Im Ukraine-Konflikt braucht es dringend eine politische Lösung. Die Hilfe an die Ukraine einzustellen, trägt nicht dazu bei.
Brasiliens Staatschef Luiz Inácio Lula da Silva hat bei einem Besuch in Peking gefordert, die Waffenlieferungen an die Ukraine einzustellen; diese würden „den Krieg fördern“. Das stimmt insofern, als Waffen der Ukraine ermöglichen, sich gegen den völkerrechtswidrigen Angriff Russlands zu wehren. Gedankenspiel: Ein übermächtiger Gegner greift Brasilien an. Wäre Lula in diesem Fall auch der Ansicht, dass die Welt dem Angegriffenen nicht helfen soll, weil das den Krieg fördert?
Allerdings tragen westliche Waffen nur dazu bei, dass die Ukraine weiter existiert und vielleicht ihre Verhandlungsposition verbessert. Sie werden den Konflikt nicht beenden. Und die Aussicht auf einen langen Zermürbungskrieg ist eine furchtbare. Es braucht dringend eine politische Lösung – je früher, desto besser. Lula hat Recht, wenn er zugleich fordert, dass über Frieden gesprochen wird.

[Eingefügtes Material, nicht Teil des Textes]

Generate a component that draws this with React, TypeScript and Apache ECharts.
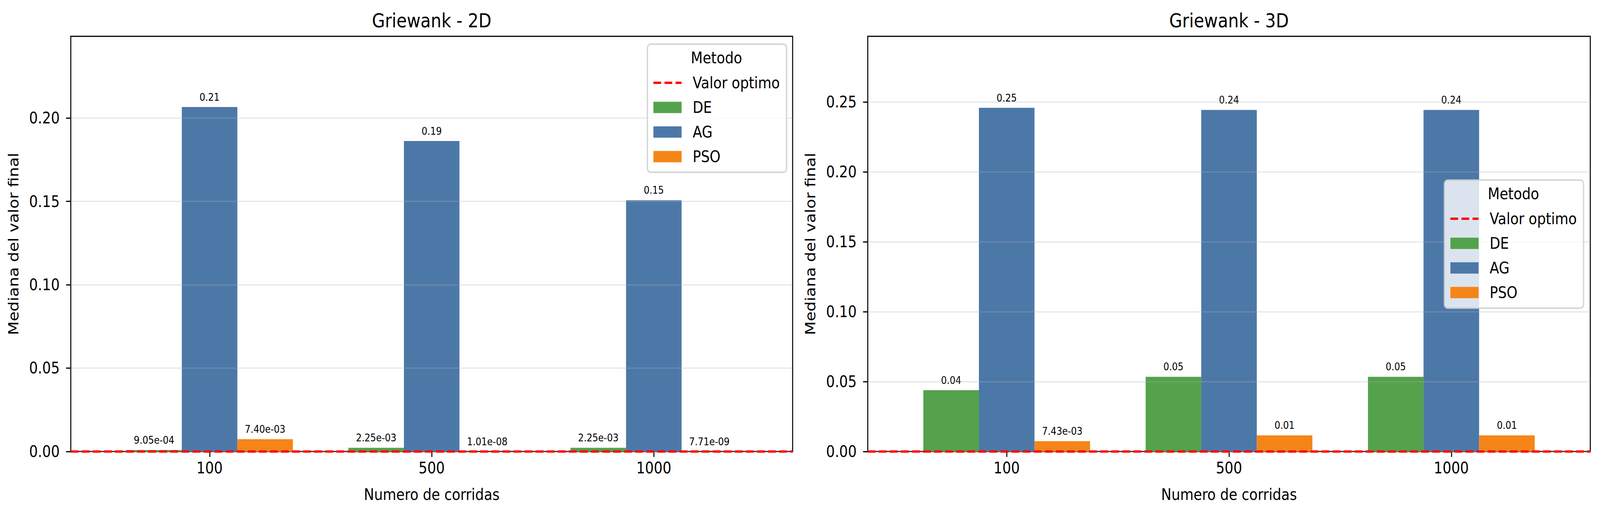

Bisher fehlt dafür eine entscheidende Voraussetzung: die Bereitschaft in Moskau, von Kriegszielen abzurücken und den Angriff einzustellen. Der Westen versucht, Russland auch mit nicht militärischen Mitteln dazu zu drängen, nämlich den Sanktionen. Doch Staaten wie China und Indien – und auch Lulas Brasilien – haben sich nicht angeschlossen. Sie profitieren sogar davon, dass Russland sie jetzt noch dringender benötigt.
Unter diesen Umständen bleibt offen, wie der Einstieg in eine politische Lösung gelingen soll. China könnte durch seinen Einfluss auf Russland eine Schlüsselrolle spielen, weshalb auch die Europäer dort verstärkt vorsprechen. Lula regte sogar einen „Friedensclub“ mit China an. Aber ohne ernsthafte Bemühungen bleibt vom Club nur eine anti-westliche Selbstinszenierung. Die Forderung, dem Angegriffenen den Nachschub zu entziehen und damit dem Angreifer einen Vorteil zu verschaffen, dürfte den Frieden kaum näher bringen.